-------- Records shown --------

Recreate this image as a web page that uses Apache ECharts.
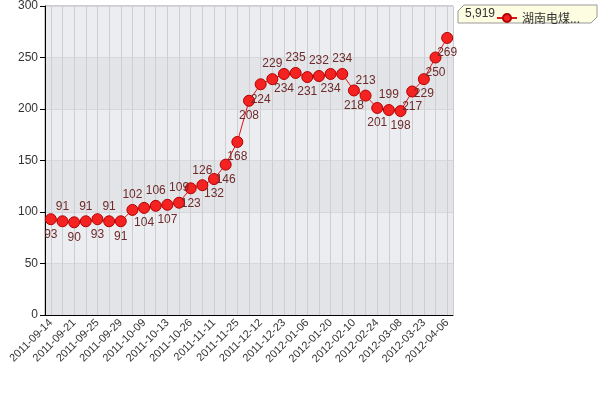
<!DOCTYPE html>
<html>
<head>
<meta charset="utf-8">
<script src="https://cdn.jsdelivr.net/npm/echarts@6/dist/echarts.min.js"></script>
<style>html,body{margin:0;padding:0;background:#fff;}#c{width:600px;height:400px;}</style>
</head>
<body>
<div id="c"></div>
<script>
const seriesName = '湖南电煤...';
const totalText = '5,919';
const categories = [
  '2011-09-14','2011-09-18','2011-09-21','2011-09-23','2011-09-25','2011-09-27','2011-09-29',
  '2011-10-05','2011-10-09','2011-10-11','2011-10-13','2011-10-20','2011-10-26','2011-11-03',
  '2011-11-11','2011-11-18','2011-11-25','2011-12-02','2011-12-12','2011-12-16','2011-12-23',
  '2011-12-30','2012-01-06','2012-01-13','2012-01-20','2012-02-03','2012-02-10','2012-02-17',
  '2012-02-24','2012-03-02','2012-03-08','2012-03-16','2012-03-23','2012-03-30','2012-04-06'
];
const values = [93,91,90,91,93,91,91,102,104,106,107,109,123,126,132,146,168,208,224,229,234,235,231,232,234,234,218,213,201,199,198,217,229,250,269];
const yTicks = [0,50,100,150,200,250,300];
// label placement per point (style only)
const labelBelowOdd = [15,17,31,33];

const chart = echarts.init(document.getElementById('c'), null, {renderer:'canvas'});
const data = values.map((v,i)=>{
  const below = (i % 2 === 0) || labelBelowOdd.indexOf(i) >= 0;
  return {value: v, label: {position: below ? 'bottom' : 'top'}};
});
chart.setOption({
  animation: false,
  backgroundColor: '#ffffff',
  textStyle: {fontFamily: 'Liberation Sans, Arial, sans-serif'},
  grid: {left: 45, right: 147, top: 5, bottom: 85, show: true, borderColor: '#9a9a9a', borderWidth: 1, backgroundColor: 'transparent'},
  legend: {
    data: [seriesName], left: 491, top: 7, itemWidth: 20, itemHeight: 10,
    textStyle: {fontSize: 12, color: '#333', fontFamily: 'Noto Sans CJK SC, sans-serif'},
    selectedMode: false
  },
  graphic: [
    {type: 'polygon', z: 1, shape: {points: [[464,5],[597,5],[597,17],[591,23],[458,23],[458,11]]},
     style: {fill: '#fdfde2', stroke: '#9a9a9a', lineWidth: 1}},
    {type: 'text', z: 5, left: 465, top: 8, style: {text: totalText, fill: '#333', fontSize: 12, fontFamily: 'Liberation Sans, Arial, sans-serif'}}
  ],
  xAxis: {
    type: 'category', data: categories, boundaryGap: true,
    axisLine: {lineStyle: {color: '#000', width: 1}},
    axisTick: {interval: 1, alignWithLabel: true, length: 4, lineStyle: {color: '#000'}},
    axisLabel: {interval: 1, rotate: 45, fontSize: 11, color: '#333', margin: 6},
    splitLine: {show: false}
  },
  yAxis: {
    type: 'value', min: yTicks[0], max: yTicks[yTicks.length-1], interval: 50,
    axisLine: {show: true, lineStyle: {color: '#000', width: 1}},
    axisTick: {show: true, length: 5, lineStyle: {color: '#000'}},
    axisLabel: {fontSize: 12, color: '#333', margin: 7},
    splitLine: {show: true, lineStyle: {color: '#d6d7da', width: 1}},
    splitArea: {show: true, areaStyle: {color: ['#e3e4e7', '#ecedf0']}}
  },
  series: [
    {
      name: '__grid', type: 'line', data: [], z: 1, zlevel: 0, silent: true,
      markLine: {
        silent: true, z: 1, symbol: ['none','none'], label: {show: false}, animation: false,
        lineStyle: {color: '#cdced2', width: 1, type: 'solid'},
        data: categories.map(c => ({xAxis: c}))
      }
    },
    {
      name: seriesName, type: 'line', data: data, z: 3,
      symbol: 'circle', symbolSize: 11, showAllSymbol: true,
      lineStyle: {color: '#e01515', width: 1},
      itemStyle: {color: '#f52222', borderColor: '#b30000', borderWidth: 1},
      label: {show: true, fontSize: 12, color: '#6e2a2a', distance: 3},
      labelLayout: {hideOverlap: false}
    }
  ]
});
</script>
</body>
</html>
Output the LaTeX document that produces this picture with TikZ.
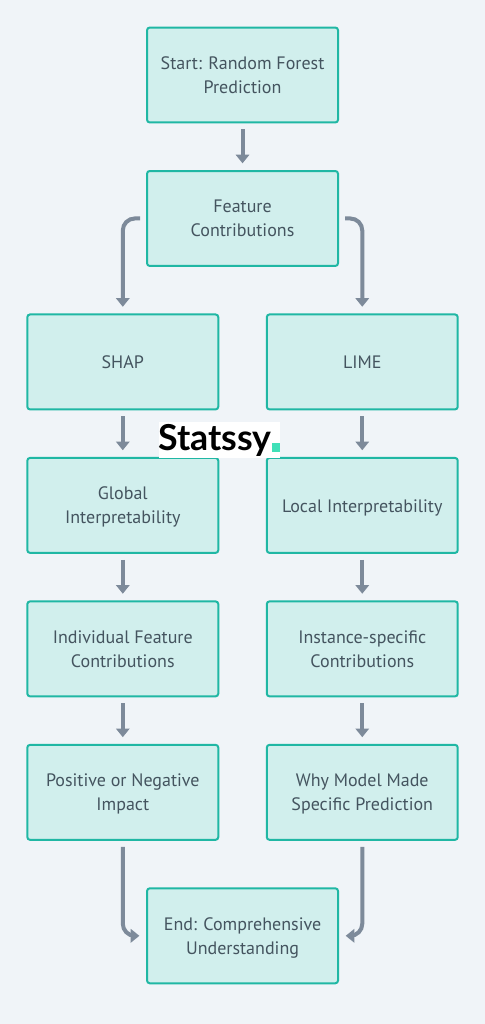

--------

- _Task prompt_: Without the pictures, restate each entry exactly.

- _Response for this exercise_:
Recreate this image as a web page that uses Apache ECharts.
<!DOCTYPE html>
<html>
<head>
<meta charset="utf-8">
<script src="https://cdn.jsdelivr.net/npm/echarts@6/dist/echarts.min.js"></script>
<style>html,body{margin:0;padding:0;background:#fff;}#c{width:600px;height:400px;}</style>
</head>
<body>
<div id="c"></div>
<script>
const seriesName = '湖南电煤...';
const totalText = '5,919';
const categories = [
  '2011-09-14','2011-09-18','2011-09-21','2011-09-23','2011-09-25','2011-09-27','2011-09-29',
  '2011-10-05','2011-10-09','2011-10-11','2011-10-13','2011-10-20','2011-10-26','2011-11-03',
  '2011-11-11','2011-11-18','2011-11-25','2011-12-02','2011-12-12','2011-12-16','2011-12-23',
  '2011-12-30','2012-01-06','2012-01-13','2012-01-20','2012-02-03','2012-02-10','2012-02-17',
  '2012-02-24','2012-03-02','2012-03-08','2012-03-16','2012-03-23','2012-03-30','2012-04-06'
];
const values = [93,91,90,91,93,91,91,102,104,106,107,109,123,126,132,146,168,208,224,229,234,235,231,232,234,234,218,213,201,199,198,217,229,250,269];
const yTicks = [0,50,100,150,200,250,300];
// label placement per point (style only)
const labelBelowOdd = [15,17,31,33];

const chart = echarts.init(document.getElementById('c'), null, {renderer:'canvas'});
const data = values.map((v,i)=>{
  const below = (i % 2 === 0) || labelBelowOdd.indexOf(i) >= 0;
  return {value: v, label: {position: below ? 'bottom' : 'top'}};
});
chart.setOption({
  animation: false,
  backgroundColor: '#ffffff',
  textStyle: {fontFamily: 'Liberation Sans, Arial, sans-serif'},
  grid: {left: 45, right: 147, top: 5, bottom: 85, show: true, borderColor: '#9a9a9a', borderWidth: 1, backgroundColor: 'transparent'},
  legend: {
    data: [seriesName], left: 491, top: 7, itemWidth: 20, itemHeight: 10,
    textStyle: {fontSize: 12, color: '#333', fontFamily: 'Noto Sans CJK SC, sans-serif'},
    selectedMode: false
  },
  graphic: [
    {type: 'polygon', z: 1, shape: {points: [[464,5],[597,5],[597,17],[591,23],[458,23],[458,11]]},
     style: {fill: '#fdfde2', stroke: '#9a9a9a', lineWidth: 1}},
    {type: 'text', z: 5, left: 465, top: 8, style: {text: totalText, fill: '#333', fontSize: 12, fontFamily: 'Liberation Sans, Arial, sans-serif'}}
  ],
  xAxis: {
    type: 'category', data: categories, boundaryGap: true,
    axisLine: {lineStyle: {color: '#000', width: 1}},
    axisTick: {interval: 1, alignWithLabel: true, length: 4, lineStyle: {color: '#000'}},
    axisLabel: {interval: 1, rotate: 45, fontSize: 11, color: '#333', margin: 6},
    splitLine: {show: false}
  },
  yAxis: {
    type: 'value', min: yTicks[0], max: yTicks[yTicks.length-1], interval: 50,
    axisLine: {show: true, lineStyle: {color: '#000', width: 1}},
    axisTick: {show: true, length: 5, lineStyle: {color: '#000'}},
    axisLabel: {fontSize: 12, color: '#333', margin: 7},
    splitLine: {show: true, lineStyle: {color: '#d6d7da', width: 1}},
    splitArea: {show: true, areaStyle: {color: ['#e3e4e7', '#ecedf0']}}
  },
  series: [
    {
      name: '__grid', type: 'line', data: [], z: 1, zlevel: 0, silent: true,
      markLine: {
        silent: true, z: 1, symbol: ['none','none'], label: {show: false}, animation: false,
        lineStyle: {color: '#cdced2', width: 1, type: 'solid'},
        data: categories.map(c => ({xAxis: c}))
      }
    },
    {
      name: seriesName, type: 'line', data: data, z: 3,
      symbol: 'circle', symbolSize: 11, showAllSymbol: true,
      lineStyle: {color: '#e01515', width: 1},
      itemStyle: {color: '#f52222', borderColor: '#b30000', borderWidth: 1},
      label: {show: true, fontSize: 12, color: '#6e2a2a', distance: 3},
      labelLayout: {hideOverlap: false}
    }
  ]
});
</script>
</body>
</html>
Output the LaTeX document that produces this picture with TikZ.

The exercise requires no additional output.